Tunisie : « La liste des paradis fiscaux était plutôt une décision politique »

Retirée de la « liste noire » de Bruxelles, Tunis demeure tout de même sur une « liste grise » et doit respecter certains engagements en matière fiscale.

Le nom de la Tunisie a finalement été retiré, mardi dernier, de la liste noire des paradis fiscaux de l’Union européenne (UE). Une décision prise à la suite d’une session du Conseil des affaires économiques et financières, qui revient donc sur la décision initiale, prise en décembre dernier, d’inscrire le pays du nord de l’Afrique parmi les pays et territoires non coopératifs en matière fiscales.

Avec la Tunisie, la Barbade, la République de Corée, les Émirats arabes unis, la Grenade, la région administrative spéciale de Macao, la Mongolie et le Panama « se sont engagés, à un niveau politique élevé, à répondre aux préoccupations exprimées par l’UE », a rapporté un communiqué publié par Bruxelles. « Le 23 janvier 2018, le Conseil a convenu qu’une désinscription de la liste se justifiait à la lumière de l’évaluation effectuée par des experts des engagements pris par ces pays et territoires en vue de remédier aux manquements recensés par l’UE ».

« Décision politique »

Il est à noter que la Tunisie avait présenté des mesures et engagements pour répondre aux préoccupations de l’UE concernant ses régimes fiscaux applicables aux exportations et aux services financiers. Joint par Le Monde Arabe, l’expert Nader Haddad explique que « la liste des paradis fiscaux était plutôt une décision politique » ; « cela n’a rien à voir avec l’évasion fiscale lorsqu’on voit des pays européens qui ne figurent pas dans cette liste comme l’Irlande et le Luxembourg en dépit des avantages fiscaux très séduisantes qu’ils offrent pour les dépositaires étrangers et les investisseurs ».

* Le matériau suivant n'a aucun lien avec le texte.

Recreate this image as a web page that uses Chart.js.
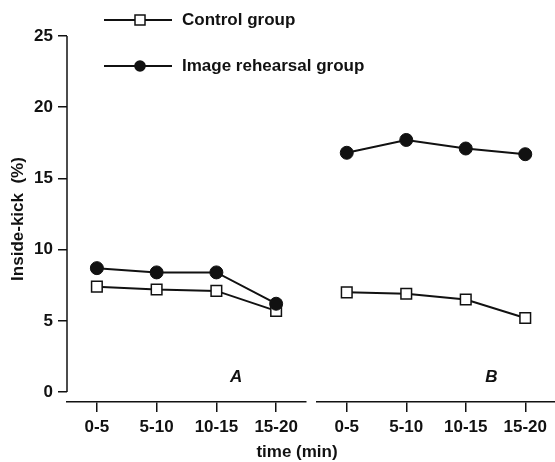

Ce dernier de préciser également qu’ « aucune économie des pays de cette liste n’a été directement touchée par cette décision, car cela n’a aucun impact sur les dettes extérieures ni sur les investissements directs ». Selon lui, la Tunisie a été retirée de la liste des pays non coopératifs en matière fiscale suite à un engagement qui a été pris par le gouvernement Tunisien pour la mise en place dans un système de reporting et des échanges des données bancaires avec l’UE. « Cette dernière décision de retirer la Tunisie n’aura un impact que sur la relation bilatérale euro-tunisienne » précise-t-il.

« Liste grise »

Pour rappel, le 5 décembre dernier, le Conseil européen a annoncé sa « liste noire » de 17 pays, après avoir examiné les juridictions relatives à la fiscalité et aux réformes fiscales, et exigé trois principaux critères : l’équité fiscale, le respect des normes de transparence et la mise en place de mesures anti-profit recommandées par l’OCDE, et connues sous l’appellation BEPS (Base Erosion and Profit Shifting). Pour le gouvernement tunisien, « la Tunisie n’avait rien à faire sur la liste noire », avait expliqué le secrétaire d’Etat au Commerce extérieur, Hichem Ben Ahmed, lors d’une interview accordée à RFI.

Dans un entretien accordé au quotidien tunisien La Presse, le commissaire européen aux affaires économiques, Pierre Moscovici, est quant à lui revenu sur cette « affaire » et a assuré que la Tunisie, « ce pays ami de l’Union », n’a pas sa place sur cette liste noire. Mais Tunis n’est pas pour autant tirée d’affaire : elle a été déplacée d’une « liste noire » à une « liste grise », soit de « pays et juridictions non-coopératifs » à « pays et juridictions coopératifs qui doivent respecter leurs engagements ».